The Fischer family has produced wine on the Danube’s southern banks for centuries, from holdings in and around their home village of Rossatz, in the eastern stretches of the Wachau. The winery itself traces its roots to 1898, and today fifth-generation Josef Fischer (or “Joe,” to distinguish him from his father—also named Josef) works 11 hectares of Grüner Veltliner and Riesling from several of Rossatz’s top sites. Only a small percentage of Wachau winegrowers work organically, due to the immense amount of manual labor required to farm on the region’s terraces; Joe, however, works completely without synthetic chemicals in his beautifully tended vineyards, and the winery is certified organic. He inherited this deep respect for sustainability from his father, who, in a true instance of living up to one’s surname, has been engaged in a decades-long passion project of breeding the fabled but near-extinct Huchen—the royal fish of the Habsburgs—and repopulating the river with them. (The wines’ striking front labels pay homage to Josef’s pursuit.)
Several years ago, Joe—whose star is definitively on the rise in the Wachau—completed construction on a brand-new cellar which allows him to work with the utmost sensitivity and restraint. He aims to influence the wines as little as possible during fermentation and aging, and to that end he allows all fermentations to proceed spontaneously, employing a battalion of smaller tanks so that each small parcel can be vinified and matured separately. Malolactic fermentation is not blocked, but it only proceeds in certain instances—nearly always with the Smaragd-level wines, and only occasionally with the earlier-picked offerings.
Josef “Pepi” Sr, entrusting his son to take over the winemaking, is now devoting his time to his great passion for raising Huchen, a nearly extinct great fish of the Danube. His great respect for nature and the sustainability of this fish inspired the wine labels.

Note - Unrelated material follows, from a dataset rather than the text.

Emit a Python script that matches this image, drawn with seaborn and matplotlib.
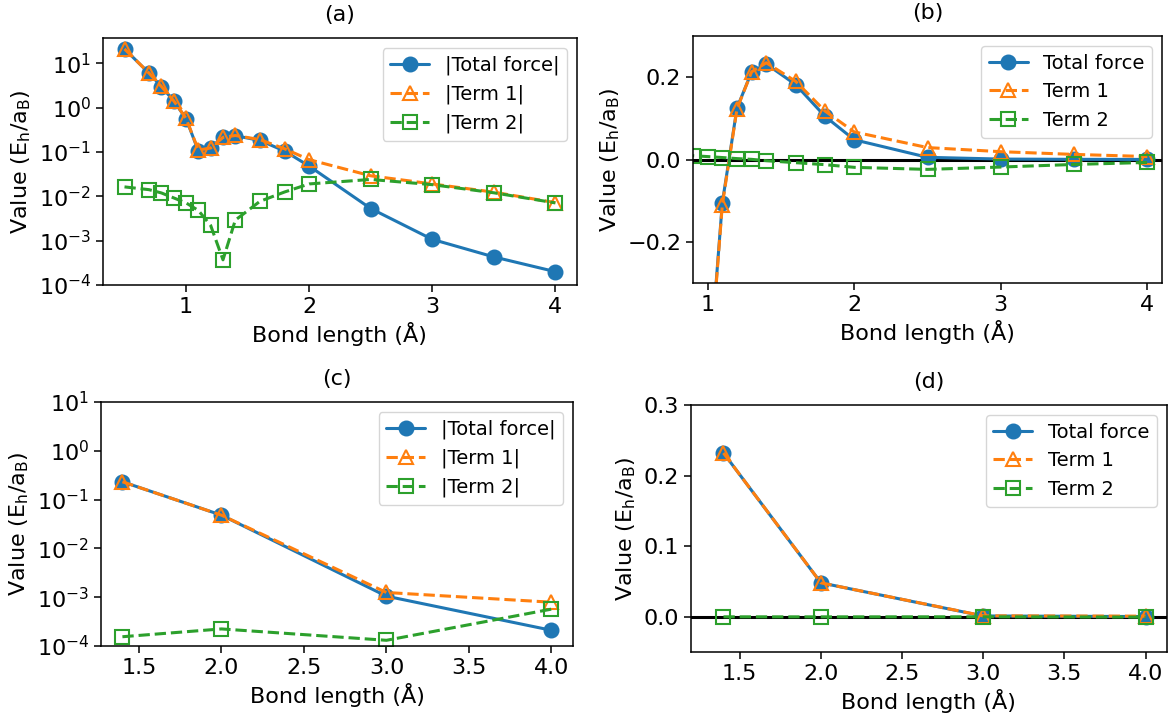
import numpy as np
import matplotlib
matplotlib.use("Agg")
import matplotlib.pyplot as plt
import seaborn as sns

# scan over bond length, panels (a)/(b)
bond_a = [0.5, 0.7, 0.8, 0.9, 1.0, 1.1, 1.2, 1.3, 1.4, 1.6, 1.8, 2.0, 2.5, 3.0, 3.5, 4.0]
total_a = [-21.0, -5.95, -2.98, -1.41, -0.565, -0.105, 0.125, 0.213, 0.232, 0.182,
           0.105, 0.048, 0.0053, 0.00107, 0.00043, 0.0002]
term1_a = [-21.0, -5.96, -2.99, -1.42, -0.572, -0.110, 0.123, 0.213, 0.235, 0.190,
           0.118, 0.067, 0.029, 0.019, 0.0124, 0.0072]
term2_a = [0.0163, 0.0141, 0.0119, 0.0092, 0.0071, 0.0048, 0.0022, 0.00037, -0.0029,
           -0.0077, -0.0125, -0.019, -0.024, -0.0183, -0.012, -0.0071]

# coarse set, panels (c)/(d)
bond_c = [1.4, 2.0, 3.0, 4.0]
total_c = [0.232, 0.048, 0.00105, 0.00021]
term1_c = [0.232, 0.048, 0.00125, 0.00079]
term2_c = [-0.000155, -0.000224, -0.000131, -0.00057]

sns.set_style("ticks", {"axes.edgecolor": "black", "text.color": "black",
                        "axes.labelcolor": "black", "xtick.color": "black",
                        "ytick.color": "black"})
plt.rcParams['font.family'] = ['DejaVu Sans']

FS = 16      # labels, ticks, titles
LFS = 14     # legend
blue, orange, green = sns.color_palette("tab10")[:3]
ylab = r"Value (E$_{\rm h}$/a$_{\rm B}$)"


def draw(ax, x, tot, t1, t2, absval):
    if absval:
        tot, t1, t2 = np.abs(tot), np.abs(t1), np.abs(t2)
        names = ["|Total force|", "|Term 1|", "|Term 2|"]
    else:
        names = ["Total force", "Term 1", "Term 2"]
    sns.lineplot(x=x, y=tot, ax=ax, color=blue, marker="o", markersize=10,
                 markeredgecolor=blue, markeredgewidth=1.5, lw=2.2, label=names[0])
    sns.lineplot(x=x, y=t1, ax=ax, color=orange, marker="^", markersize=10,
                 markerfacecolor="none", markeredgecolor=orange, markeredgewidth=1.5,
                 lw=2.2, ls="--", label=names[1])
    sns.lineplot(x=x, y=t2, ax=ax, color=green, marker="s", markersize=10,
                 markerfacecolor="none", markeredgecolor=green, markeredgewidth=1.5,
                 lw=2.2, ls="--", label=names[2])
    ax.set_xlabel("Bond length (Å)", fontsize=FS)
    ax.set_ylabel(ylab, fontsize=FS)
    ax.legend(loc="upper right", fontsize=LFS, handlelength=2.0)
    for s in ax.spines.values():
        s.set_color("black")
        s.set_linewidth(1.1)
    ax.tick_params(length=5, width=1.1, color="black", labelsize=FS)


fig = plt.figure(figsize=(11.74, 7.19), dpi=100)
ax_a = fig.add_axes([0.0877, 0.6036, 0.4037, 0.3435])
ax_b = fig.add_axes([0.5903, 0.6064, 0.3995, 0.3435])
ax_c = fig.add_axes([0.0860, 0.1015, 0.4020, 0.3394])
ax_d = fig.add_axes([0.5886, 0.0932, 0.4052, 0.3435])

# (a) absolute values, log scale
ax_a.set_yscale("log")
draw(ax_a, bond_a, total_a, term1_a, term2_a, True)
ax_a.set_ylim(1e-4, 37)
ax_a.set_xticks([1, 2, 3, 4])
ax_a.minorticks_off()
ax_a.set_title("(a)", fontsize=FS, pad=12)

# (b) signed values
ax_b.axhline(0, color="black", lw=2.2)
draw(ax_b, bond_a, total_a, term1_a, term2_a, False)
ax_b.set_xlim(0.9, 4.1)
ax_b.set_ylim(-0.3, 0.3)
ax_b.set_xticks([1, 2, 3, 4])
ax_b.set_yticks([-0.2, 0.0, 0.2])
ax_b.set_title("(b)", fontsize=FS, pad=12)

# (c)
ax_c.set_yscale("log")
draw(ax_c, bond_c, total_c, term1_c, term2_c, True)
ax_c.set_ylim(1e-4, 1e1)
ax_c.set_xticks([1.5, 2.0, 2.5, 3.0, 3.5, 4.0])
ax_c.minorticks_off()
ax_c.set_title("(c)", fontsize=FS, pad=12)

# (d)
ax_d.axhline(0, color="black", lw=2.2)
draw(ax_d, bond_c, total_c, term1_c, term2_c, False)
ax_d.set_xlim(1.2, 4.13)
ax_d.set_ylim(-0.05, 0.3)
ax_d.set_xticks([1.5, 2.0, 2.5, 3.0, 3.5, 4.0])
ax_d.set_yticks([0.0, 0.1, 0.2, 0.3])
ax_d.set_title("(d)", fontsize=FS, pad=12)

fig.savefig("out.png", dpi=100)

It is important to note that, historically speaking, the Wachau’s most coveted sites have been found along the northern banks of the Danube; here, vineyards tilt southward like solar panels, ensuring full phenolic maturity even in difficult vintages. However, as the climate has warmed over the past couple of decades, growers on these northern banks have occasionally struggled to produce wines of finesse and balance. As is the case in winegrowing regions across Europe, what used to be sweet spots for ripening now suffer from an excess of warmth with increasing frequency. Today, in fact, the vineyards on the southern side of the Danube, planted on north-facing slopes typically less extreme in incline, attain ripeness with greater certainty each vintage than they did in years past, and wines from these less solar sites tend to display a sense of effortless freshness and lift that sometimes eludes their neighbors across the river.